Halbuki insan, ham hallerden geçerken içinde bulunduğu pişme süreçlerinde, yaşadığı bu “zorluklar” İle törpülenir, güzelleşir ve O’nu özel kılan da yine bu yaşadığı deneyimlerdir. Bu konuyu en güzel şekilde anlatan örneklerden biri de, bir japon sanatı ve felsefesi olan “Kintsugi” dir.
Bu sanat, Vazo, bardak ve benzeri seramik eşyalar kırıldığı zaman, kırılan parçalarını altın tozu ile bir araya getirerek onarırken, kusurlardan doğan güzelliği anlatır. Çıkan sonuç öyle muazzam bir görüntü oluşturur ki, seramik eskisinden çok daha özgün ve anlamlı bir hale gelir. Tıpkı insanların yaşadığı “zorluklar” ve aldığı darbeler neticesinde, çok daha özgün ve anlamlı hale gelmesi gibidir.
Kintsugi sanatı ve felsefesi, İnsana aldığı darbelerin, deneyimlediği zorlukların altın değerinde olduğunu anlatırken, bir yandan da bu kırıklar vesilesi ile gelen yeniden doğuşu kutlamak gerektiğini hatırlatır.
…
Tekrar Hikaye’ye dönersek, orada anlatılan Başaklar misali, insanın da içini dolduran, yaşadığı zorluklar, verdiği mücadeleler ve emeklerdir. Hiçbir sıkıntı görmeyen, mücadele nedir bilmeyen, emek vermenin kıymetini, erdemini yaşamayan insanlar da, tıpkı boş başaklar gibi olurlar. Dışardan şeklen bakıldığında ne kadar büyük ve dik görünseler de içleri olgunlaşmamış olur.

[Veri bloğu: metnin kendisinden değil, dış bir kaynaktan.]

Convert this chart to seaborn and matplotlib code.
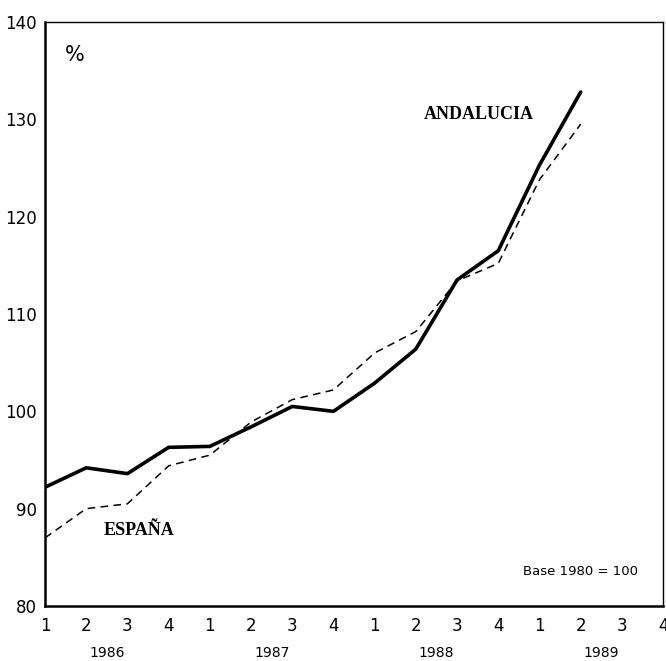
import matplotlib
matplotlib.use("Agg")
import matplotlib.pyplot as plt
import pandas as pd
import seaborn as sns

quarter_labels = ["1", "2", "3", "4"] * 4
years = ["1986", "1987", "1988", "1989"]
andalucia = [92.2, 94.2, 93.6, 96.3, 96.4, 98.4, 100.5, 100.0,
             102.9, 106.4, 113.5, 116.5, 125.3, 132.8]
espana = [87.0, 90.0, 90.5, 94.4, 95.5, 98.9, 101.2, 102.2,
          106.0, 108.2, 113.4, 115.2, 123.8, 129.5]

df = pd.DataFrame(
    {
        "t": list(range(1, len(andalucia) + 1)),
        "ANDALUCIA": andalucia,
        "ESPAÑA": espana,
    }
)

sns.set_style("white")
plt.rcParams["font.family"] = ["Liberation Sans Narrow", "DejaVu Sans"]
plt.rcParams["text.color"] = "black"
plt.rcParams["xtick.color"] = "black"
plt.rcParams["ytick.color"] = "black"

fig = plt.figure(figsize=(6.66, 6.61), dpi=100)
ax = fig.add_axes([0.0676, 0.0832, 0.928, 0.8835])

sns.lineplot(data=df, x="t", y="ANDALUCIA", color="black", linewidth=2.6, ax=ax)
sns.lineplot(data=df, x="t", y="ESPAÑA", color="black", linewidth=1.1,
             linestyle=(0, (5, 3.5)), ax=ax)

ax.set_xlim(1, 16)
ax.set_ylim(80, 140)
ax.set_xticks(range(1, 17))
ax.set_xticklabels(quarter_labels)
ax.set_yticks(range(80, 141, 10))
ax.set_xlabel("")
ax.set_ylabel("")
ax.tick_params(axis="both", direction="in", length=6, width=1.2,
               labelsize=12, color="black", labelcolor="black")
ax.tick_params(axis="x", pad=8)
ax.tick_params(axis="y", pad=6)

for side in ["left", "bottom"]:
    ax.spines[side].set_linewidth(1.8)
for side in ["top", "right"]:
    ax.spines[side].set_linewidth(1.0)
for s in ax.spines.values():
    s.set_color("black")

for i, yr in enumerate(years):
    ax.text(2.5 + 4 * i, -0.08, yr, transform=ax.get_xaxis_transform(),
            ha="center", va="center", fontsize=10)

serif = ["Liberation Serif", "DejaVu Serif"]
ax.text(1.72, 136.6, "%", ha="center", va="center", fontsize=15)
ax.text(11.53, 130.5, "ANDALUCIA", ha="center", va="center",
        fontsize=13, fontweight="bold", family=serif)
ax.text(3.29, 87.8, "ESPAÑA", ha="center", va="center",
        fontsize=13, fontweight="bold", family=serif)
ax.text(14.0, 83.5, "Base 1980 = 100", ha="center", va="center",
        fontsize=9.5)

fig.savefig("out.png", dpi=100)
plt.close(fig)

Hatta “Boş başak dik durur” atasözü de yine aynı noktaya atıfta bulunur. İçi boş olan, yani “cahil” (ham hallerde) olan, kendini üstün göstermek için kasılır, insanlara tepeden bakar ve dik başlı bir hali olur. Oysa dolu başaklar öyle değildir, onlar eğilir. Yani insan olgunlaştıkça, bilgisi görgüsü arttıkça tevazusu da, aynı oranda artar. Daha hoşgörülü bir hale gelir ve kimseyi yargılamaz. Çünkü her şeyin mümkün olduğunu yaşayarak deneyimlemiştir de, “her şey insanlar için” der. “Görmüş geçirmiş” kelimesi de buralardan gelir.
Bu nedenle;
İNSANI GÜZELLEŞTİREN, ÖZEL KILAN, YAŞADIĞI ZORLUKLARDIR!